Тэсс откинула назад густую гриву волос и засунула руки в колючие шерстяные рукава. Нахмурившись, она выскользнула из постели, слыша, как за спиной бормочет и ворочается Андре.
Руки служанки настойчиво подталкивали ее в сторону кухни. Тэсс ступала босыми ногами по холодному полу; от этого прикосновения остатки сна улетучились. К тому времени как Марта усадила ее в кресло, она уже совсем проснулась.
На мгновение воцарилось напряженное молчание.
Тэсс подняла голову, вслушиваясь.
— Марта?
— Она вышла.
— Падриг? Что вы здесь делаете? — В сердце Тэсс начали вонзаться холодные иголки страха.
— Я пришел за вами — нам надо немедленно уходить. Вам небезопасно здесь оставаться. Солдат притащил своего ранено-m товарища в казармы, и патруль уже направляется сюда.
Ле Фюру удалось выскользнуть из гавани несколько часов назад; сейчас он ждет меня на дальней стороне острова, но теперь нам надо идти.
— А… капитан?
— Он ни за что не отпустил бы вас, — голос Падрига был резким, — по сути дела, он убьет меня, когда узнает. — Поблизости послышалось шуршание одежды. — А, вот и ты, Марта. Помоги ей одеться. Я подожду за дверью. Но поторопись!
Как будто в трансе, Тэсс поднялась; грубые пальцы Марты сняли с нее халат, заменив его на толстое шерстяное платье.
— Ветер будет прохладным, так что тебе лучше надеть одно из моих платьев — не слишком подходящее для твоей нежной кожи, но так будет надежнее. Если они будут обыскивать фургон…
Задыхаясь от рыданий, Тэсс сильно прикусила губу, чтобы не заплакать. Марта застегнула ряд пуговиц и стала подталкивать ее к двери.
— Моя… моя русалка! — вскричала Тэсс.
— Хорошо, но поспешите! — грубовато произнес Падриг, стоявший на страже у дверей.

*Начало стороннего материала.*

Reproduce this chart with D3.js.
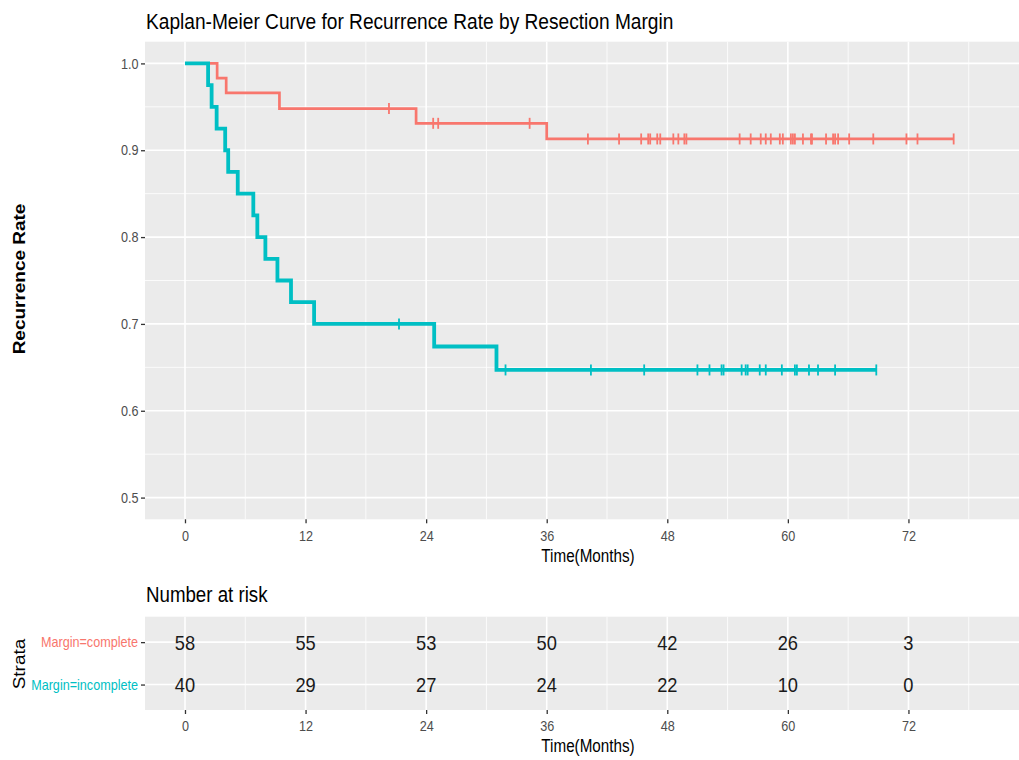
<!DOCTYPE html>
<html>
<head>
<meta charset="utf-8">
<script src="https://cdn.jsdelivr.net/npm/d3@7"></script>
<style>
  body { margin: 0; background: #fff; }
  svg text { font-family: "Liberation Sans", Arial, Helvetica, sans-serif; }
</style>
</head>
<body>
<div id="chart"></div>
<script>
// survival steps (time in months, rate)
const completeTimes = [0, 3.2, 4.1, 9.4, 23.0, 36.0];
const completeSurv = [1.0, 0.983, 0.966, 0.948, 0.931, 0.913];
const completeLast = 76.5;
const completeCensor = [20.3, 24.7, 25.2, 34.3, 40.1, 43.2, 45.4, 46.1, 46.3, 47.0, 47.3, 48.6, 49.1, 49.7, 49.9,
  55.2, 56.3, 57.3, 57.8, 58.3, 59.2, 59.5, 60.3, 60.5, 60.7, 61.5, 62.3, 62.4, 63.8, 64.5, 64.7, 65.0, 66.1,
  68.5, 71.8, 72.9, 76.5];

const incompleteTimes = [0, 2.3, 2.65, 3.15, 4.0, 4.3, 5.25, 6.8, 7.2, 8.0, 9.2, 10.55, 12.85, 24.8, 31.0];
const incompleteSurv = [1.0, 0.975, 0.95, 0.925, 0.90, 0.875, 0.85, 0.825, 0.80, 0.775, 0.75, 0.725, 0.70, 0.674, 0.647];
const incompleteLast = 68.8;
const incompleteCensor = [21.3, 31.9, 40.4, 45.7, 51.0, 52.2, 53.4, 53.6, 55.4, 55.8, 56.0, 57.2, 57.8, 59.4,
  60.7, 60.9, 62.1, 63.0, 64.7, 68.8];

// number at risk table
const strata = ["Margin=complete", "Margin=incomplete"];
const riskTimes = [0, 12, 24, 36, 48, 60, 72];
const riskComplete = [58, 55, 53, 50, 42, 26, 3];
const riskIncomplete = [40, 29, 27, 24, 22, 10, 0];

// ticks
const xTicks = [0, 12, 24, 36, 48, 60, 72];
const xMinor = [6, 18, 30, 42, 54, 66, 78];
const yTicks = [0.5, 0.6, 0.7, 0.8, 0.9, 1.0];
const yMinor = [0.55, 0.65, 0.75, 0.85, 0.95];

const colors = ["#F8766D", "#00BFC4"];

const W = 1019, H = 760;
const SX = 0.87; // the picture is a bit squeezed sideways, so is the text

const svg = d3.select("#chart").append("svg")
    .attr("width", W)
    .attr("height", H);

const x = d3.scaleLinear().domain([-3.98, 83.6]).range([145, 1025]);
const y = d3.scaleLinear().domain([0.475, 1.025]).range([519.3, 41.7]);
const yT = d3.scalePoint().domain(strata).range([616.7, 710]).padding(0.6);

function addText(g, tx, ty, str, size, opts = {}) {
  const rot = opts.rotate ? " rotate(-90) scale(" + (1 / SX) + ",1)" : " scale(" + SX + ",1)";
  return g.append("text")
    .attr("transform", "translate(" + tx + "," + ty + ")" + rot)
    .attr("text-anchor", opts.anchor || "start")
    .attr("dominant-baseline", opts.baseline || "auto")
    .style("font-size", size + "px")
    .style("font-weight", opts.bold ? "bold" : "normal")
    .attr("fill", opts.fill || "#000")
    .text(str);
}

function styleAxis(g, textX) {
  g.select(".domain").remove();
  g.selectAll(".tick line").attr("stroke", "#333").attr("stroke-width", 1.3);
  g.selectAll(".tick text")
    .attr("fill", "#4D4D4D")
    .style("font-size", "14.5px")
    .attr("transform", "scale(" + SX + ",1)");
  if (textX !== undefined) g.selectAll(".tick text").attr("x", textX / SX);
}

// ---------- main panel ----------
const [px0, px1] = x.range();
const [py1, py0] = y.range();

svg.append("rect")
  .attr("x", px0).attr("y", py0)
  .attr("width", px1 - px0).attr("height", py1 - py0)
  .attr("fill", "#EBEBEB");

const grid = svg.append("g");
grid.selectAll(".vminor").data(xMinor).join("line")
  .attr("x1", d => x(d)).attr("x2", d => x(d))
  .attr("y1", py0).attr("y2", py1)
  .attr("stroke", "#fff").attr("stroke-width", 0.8);
grid.selectAll(".hminor").data(yMinor).join("line")
  .attr("x1", px0).attr("x2", px1)
  .attr("y1", d => y(d)).attr("y2", d => y(d))
  .attr("stroke", "#fff").attr("stroke-width", 0.8);
grid.selectAll(".vmajor").data(xTicks).join("line")
  .attr("x1", d => x(d)).attr("x2", d => x(d))
  .attr("y1", py0).attr("y2", py1)
  .attr("stroke", "#fff").attr("stroke-width", 1.6);
grid.selectAll(".hmajor").data(yTicks).join("line")
  .attr("x1", px0).attr("x2", px1)
  .attr("y1", d => y(d)).attr("y2", d => y(d))
  .attr("stroke", "#fff").attr("stroke-width", 1.6);

const xAxis = svg.append("g")
  .attr("transform", "translate(0," + py1 + ")")
  .call(d3.axisBottom(x).tickValues(xTicks).tickSize(4).tickPadding(7));
styleAxis(xAxis);

const yAxis = svg.append("g")
  .attr("transform", "translate(" + px0 + ",0)")
  .call(d3.axisLeft(y).tickValues(yTicks).tickFormat(d3.format(".1f")).tickSize(4));
styleAxis(yAxis, -6.5);

// curves
const line = d3.line()
  .x(d => x(d[0]))
  .y(d => y(d[1]))
  .curve(d3.curveStepAfter);

function drawCurve(times, surv, last, censor, color, width) {
  const pts = times.map((t, i) => [t, surv[i]]);
  pts.push([last, surv[surv.length - 1]]);
  svg.append("path")
    .datum(pts)
    .attr("d", line)
    .attr("fill", "none")
    .attr("stroke", color)
    .attr("stroke-width", width);
  const survAt = t => surv[d3.bisectRight(times, t) - 1];
  svg.append("g").selectAll("line").data(censor).join("line")
    .attr("x1", d => x(d)).attr("x2", d => x(d))
    .attr("y1", d => y(survAt(d)) - 5.5).attr("y2", d => y(survAt(d)) + 5.5)
    .attr("stroke", color)
    .attr("stroke-width", 1.8);
}

drawCurve(completeTimes, completeSurv, completeLast, completeCensor, colors[0], 2.7);
drawCurve(incompleteTimes, incompleteSurv, incompleteLast, incompleteCensor, colors[1], 3.8);

// titles
addText(svg, 146, 29, "Kaplan-Meier Curve for Recurrence Rate by Resection Margin", 22);
addText(svg, 19, 279, "Recurrence Rate", 16.5, { rotate: true, anchor: "middle", baseline: "central", bold: true });
addText(svg, 588, 562, "Time(Months)", 17.5, { anchor: "middle" });

// ---------- number at risk ----------
addText(svg, 146, 601.5, "Number at risk", 21.5);

const [ty0, ty1] = yT.range();
svg.append("rect")
  .attr("x", px0).attr("y", ty0)
  .attr("width", px1 - px0).attr("height", ty1 - ty0)
  .attr("fill", "#EBEBEB");

const tgrid = svg.append("g");
tgrid.selectAll(".vminor").data(xMinor).join("line")
  .attr("x1", d => x(d)).attr("x2", d => x(d))
  .attr("y1", ty0).attr("y2", ty1)
  .attr("stroke", "#fff").attr("stroke-width", 0.8);
tgrid.selectAll(".vmajor").data(xTicks).join("line")
  .attr("x1", d => x(d)).attr("x2", d => x(d))
  .attr("y1", ty0).attr("y2", ty1)
  .attr("stroke", "#fff").attr("stroke-width", 1.6);
tgrid.selectAll(".hmajor").data(strata).join("line")
  .attr("x1", px0).attr("x2", px1)
  .attr("y1", d => yT(d)).attr("y2", d => yT(d))
  .attr("stroke", "#fff").attr("stroke-width", 1.6);

const riskRows = [riskComplete, riskIncomplete];
strata.forEach((s, i) => {
  riskRows[i].forEach((n, j) => {
    addText(svg, x(riskTimes[j]), yT(s) + 7.5, n, 21, { anchor: "middle", fill: "#1A1A1A" });
  });
});

const tyAxis = svg.append("g")
  .attr("transform", "translate(" + px0 + ",0)")
  .call(d3.axisLeft(yT).tickSize(4));
styleAxis(tyAxis, -7);
tyAxis.selectAll(".tick text")
  .style("font-size", "14.5px")
  .attr("fill", (d, i) => colors[i]);

const txAxis = svg.append("g")
  .attr("transform", "translate(0," + ty1 + ")")
  .call(d3.axisBottom(x).tickValues(xTicks).tickSize(4).tickPadding(7));
styleAxis(txAxis);

addText(svg, 588, 752, "Time(Months)", 17.5, { anchor: "middle" });
addText(svg, 19, 664, "Strata", 16.5, { rotate: true, anchor: "middle", baseline: "central" });
</script>
</body>
</html>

Она была там, где Тэсс оставила ее, — на маленьком столике из розового дерева рядом с кроватью Андре. Она засунула ее в карман платья и замерла, прислушиваясь к его ровному, глубокому дыханию.

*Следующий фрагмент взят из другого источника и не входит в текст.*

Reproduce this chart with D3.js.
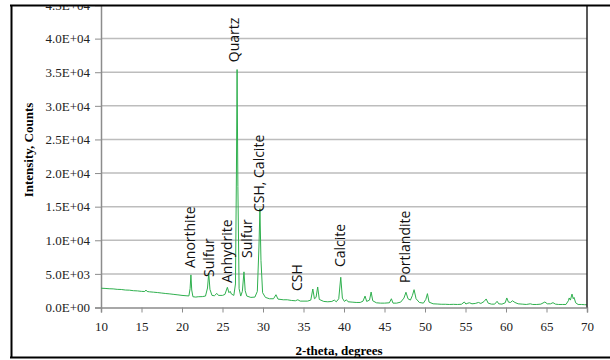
<!DOCTYPE html>
<html>
<head>
<meta charset="utf-8">
<script src="https://cdn.jsdelivr.net/npm/d3@7"></script>
<style>
  body { margin: 0; background: #fff; }
</style>
</head>
<body>
<div id="chart"></div>
<script>
// XRD scan: [2-theta, counts]
const scan = [
  [10.0, 2870], [10.5, 2840], [11.0, 2790], [11.5, 2770], [12.0, 2700], [12.5, 2680],
  [13.0, 2600], [13.5, 2580], [14.0, 2500], [14.5, 2470], [15.0, 2400], [15.4, 2380],
  [15.55, 2600], [15.7, 2380], [16.0, 2330], [16.5, 2280], [17.0, 2220], [17.5, 2150],
  [18.0, 2080], [18.5, 2020], [19.0, 1950], [19.5, 1880], [20.0, 1800], [20.5, 1750],
  [20.85, 1720], [21.0, 2800], [21.1, 4850], [21.2, 2600], [21.35, 1600], [21.7, 1550],
  [22.0, 1600], [22.5, 1620], [22.9, 1700], [23.15, 2900], [23.3, 5100], [23.45, 2700],
  [23.7, 1800], [24.0, 1750], [24.3, 2100], [24.5, 1800], [25.0, 1800], [25.3, 1950],
  [25.6, 3000], [25.8, 2200], [25.95, 2400], [26.1, 2000], [26.4, 1800], [26.6, 3500],
  [26.72, 20000], [26.8, 35400], [26.9, 18000], [27.05, 2800], [27.25, 1700], [27.45, 2400],
  [27.65, 5300], [27.8, 2500], [28.0, 1700], [28.5, 1500], [29.0, 1550], [29.3, 2400],
  [29.5, 9000], [29.62, 14700], [29.75, 7000], [29.95, 2200], [30.3, 1500], [30.8, 1300],
  [31.3, 1300], [31.6, 1900], [31.85, 1250], [32.5, 1150], [33.0, 1150], [33.5, 1050],
  [34.0, 1000], [34.3, 1150], [34.6, 950], [35.5, 950], [35.9, 1100], [36.15, 2750],
  [36.35, 1300], [36.55, 1500], [36.75, 3050], [36.95, 1200], [37.5, 900], [38.0, 850],
  [38.5, 900], [38.8, 1100], [39.05, 850], [39.35, 1300], [39.6, 4500], [39.8, 1400],
  [40.05, 900], [40.3, 1150], [40.5, 850], [41.0, 800], [41.5, 750], [42.0, 750],
  [42.35, 950], [42.6, 1700], [42.8, 900], [43.15, 1100], [43.35, 2300], [43.55, 1000],
  [44.0, 700], [44.5, 650], [45.0, 650], [45.6, 700], [45.85, 1300], [46.05, 650],
  [46.5, 650], [47.0, 800], [47.4, 1400], [47.65, 2270], [47.9, 1300], [48.2, 1100],
  [48.45, 1800], [48.65, 2650], [48.9, 1300], [49.3, 750], [49.8, 650], [50.1, 1200],
  [50.3, 2060], [50.5, 800], [51.0, 550], [51.5, 520], [52.0, 480], [52.5, 480],
  [53.0, 450], [53.5, 470], [54.0, 450], [54.5, 480], [54.85, 820], [55.05, 520],
  [55.3, 650], [55.5, 700], [55.8, 550], [56.2, 600], [56.6, 750], [56.9, 600],
  [57.3, 900], [57.55, 1270], [57.8, 650], [58.2, 500], [58.6, 500], [58.9, 920],
  [59.1, 550], [59.5, 500], [59.9, 700], [60.1, 1420], [60.3, 800], [60.55, 750],
  [60.8, 1000], [61.1, 750], [61.5, 550], [62.0, 500], [62.5, 450], [63.0, 550],
  [63.3, 450], [63.8, 450], [64.3, 500], [64.8, 820], [65.1, 550], [65.5, 550],
  [65.8, 720], [66.1, 500], [66.5, 450], [67.0, 450], [67.4, 450], [67.7, 1000],
  [67.8, 1420], [67.95, 1100], [68.15, 2000], [68.3, 1300], [68.4, 1500], [68.6, 700],
  [68.9, 450], [69.3, 450], [69.7, 420], [70.0, 400]
];

// peak labels: name, 2-theta, counts at the foot of the (rotated) label
const peakNames  = ["Anorthite", "Sulfur", "Anhydrite", "Quartz", "Sulfur", "CSH, Calcite", "CSH", "Calcite", "Portlandite"];
const peakAngles = [21.0, 23.3, 25.6, 26.45, 28.0, 29.5, 34.2, 39.5, 47.5];
const peakBase   = [5870, 4535, 3640, 36500, 7360, 14200, 2450, 6020, 3640];

const xTicks = [10, 15, 20, 25, 30, 35, 40, 45, 50, 55, 60, 65, 70];
const yTicks = [0, 5000, 10000, 15000, 20000, 25000, 30000, 35000, 40000, 45000];

const W = 610, H = 360;
const margin = { top: 5, right: 23, bottom: 52.5, left: 101 };

const svg = d3.select("#chart")
  .append("svg")
    .attr("width", W)
    .attr("height", H);

const x = d3.scaleLinear()
  .domain([10, 70])
  .range([margin.left, W - margin.right]);

const y = d3.scaleLinear()
  .domain([0, 45000])
  .range([H - margin.bottom, margin.top]);

// scientific tick format like 4.0E+04
function sci(d) {
  if (d === 0) return "0.0E+00";
  const e = Math.floor(Math.log10(d));
  const m = d / Math.pow(10, e);
  return m.toFixed(1) + "E+" + String(e).padStart(2, "0");
}

// gridlines
svg.append("g")
  .selectAll("line")
  .data(yTicks.filter(d => d > 0))
  .enter()
  .append("line")
    .attr("x1", x(10))
    .attr("x2", x(70))
    .attr("y1", d => y(d))
    .attr("y2", d => y(d))
    .attr("stroke", "#bdbdbd")
    .attr("stroke-width", 1.5);

// y axis
const yAxis = svg.append("g")
  .attr("transform", `translate(${x(10)},0)`)
  .call(d3.axisLeft(y).tickValues(yTicks).tickFormat(sci).tickSize(6).tickPadding(5));
yAxis.select(".domain").attr("stroke", "#8c8c8c").attr("stroke-width", 1.5);
yAxis.selectAll(".tick line").attr("stroke", "#8c8c8c");
yAxis.selectAll("text")
  .style("font-family", "'Liberation Serif', 'Times New Roman', serif")
  .style("font-size", "13px")
  .attr("fill", "#222");

// x axis
const xAxis = svg.append("g")
  .attr("transform", `translate(0,${y(0)})`)
  .call(d3.axisBottom(x).tickValues(xTicks).tickSize(5).tickPadding(9));
xAxis.select(".domain").attr("stroke", "#8c8c8c").attr("stroke-width", 1.5);
xAxis.selectAll(".tick line").attr("stroke", "#8c8c8c");
xAxis.selectAll("text")
  .style("font-family", "'Liberation Serif', 'Times New Roman', serif")
  .style("font-size", "13px")
  .attr("fill", "#222");

// pattern line
const line = d3.line()
  .x(d => x(d[0]))
  .y(d => y(d[1]));

svg.append("path")
  .datum(scan)
  .attr("d", line)
  .attr("fill", "none")
  .attr("stroke", "#2fb04e")
  .attr("stroke-width", 1)
  .attr("stroke-linejoin", "round");

// peak labels
svg.append("g")
  .selectAll("text")
  .data(peakNames)
  .enter()
  .append("text")
    .attr("transform", (d, i) => `translate(${x(peakAngles[i])},${y(peakBase[i])}) rotate(-90)`)
    .attr("dy", "0.35em")
    .attr("text-anchor", "start")
    .style("font-family", "'Open Sans', sans-serif")
    .style("font-size", "14px")
    .attr("fill", "#111")
    .text(d => d);

// right edge of the plot area
svg.append("line")
  .attr("x1", x(70)).attr("x2", x(70))
  .attr("y1", margin.top).attr("y2", y(0))
  .attr("stroke", "#222")
  .attr("stroke-width", 1.5);

// axis titles
svg.append("text")
  .attr("x", 339)
  .attr("y", 355)
  .attr("text-anchor", "middle")
  .style("font-family", "'Liberation Serif', 'Times New Roman', serif")
  .style("font-size", "13px")
  .style("font-weight", "bold")
  .text("2-theta, degrees");

svg.append("text")
  .attr("transform", "translate(33,150) rotate(-90)")
  .attr("text-anchor", "middle")
  .style("font-family", "'Liberation Serif', 'Times New Roman', serif")
  .style("font-size", "13px")
  .style("font-weight", "bold")
  .text("Intensity, Counts");

// figure frame (cropped at the top)
svg.append("rect")
  .attr("x", 0).attr("y", 0)
  .attr("width", W).attr("height", 5)
  .attr("fill", "#fff");
svg.append("line")
  .attr("x1", 10).attr("x2", W)
  .attr("y1", 5.5).attr("y2", 5.5)
  .attr("stroke", "#000").attr("stroke-width", 2);
svg.append("line")
  .attr("x1", 11.5).attr("x2", 11.5)
  .attr("y1", 5).attr("y2", 358)
  .attr("stroke", "#000").attr("stroke-width", 2);
svg.append("line")
  .attr("x1", 10).attr("x2", W)
  .attr("y1", 357.5).attr("y2", 357.5)
  .attr("stroke", "#000").attr("stroke-width", 2);
</script>
</body>
</html>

Таким было их прощание. Никаких произнесенных шепотом клятв. Никаких героических усилий сдержать слезы.
Просто обыденное, молчаливое «прощай» и вслед за ним — бесконечная, удушающая печаль.
— Вспоминай обо мне иногда, Андре ле Бри, — прошептала Тэсс, смахивая первые горючие слезы.
Потом она повернулась и поплелась вслед за Мартой.
Тележка была маленькой и дурно пахла; путешествие по разбитым дорогам казалось бесконечным. Но «Либерте» ждала, как и обещал Падриг, спрятанная в узкой бухточке, в которую отважился бы зайти только безумец вроде ле Фюра.
Несмотря на тщательно разработанный план Падрига, предприятие было очень рискованным. Шайка французских солдат уже барабанила в дверь домика, когда они перевалили за первый холм.
— Не волнуйся за него, — кратко сказал Падриг. — Марта должна была хорошо спрятать его к этому времени. Под скалой есть пещера, о которой никто не знает, кроме нас троих. Он будет там в безопасности, пока… пока они не забудут.
Падриг помог Тэсс слезть с тележки. Рядом с собой она услышала рев прибоя и поскрипывание дерева. Не успев ничего понять, она уже была на палубе «Либерте», прислушиваясь к спокойным приказаниям Падрига и треску разворачиваемых парусов. По палубе топали босые ноги; высоко над головой Тэсс слышала посвистывание ветра в снастях. И каждый звук нес в себе печаль и боль прощания.
Время тянулось бесконечно, путешествие было быстрым и скучным. Каждая волна и каждый порыв ветра доставляли Тэсс новую боль, ибо она знала, что они уносят ее от спящего капитана.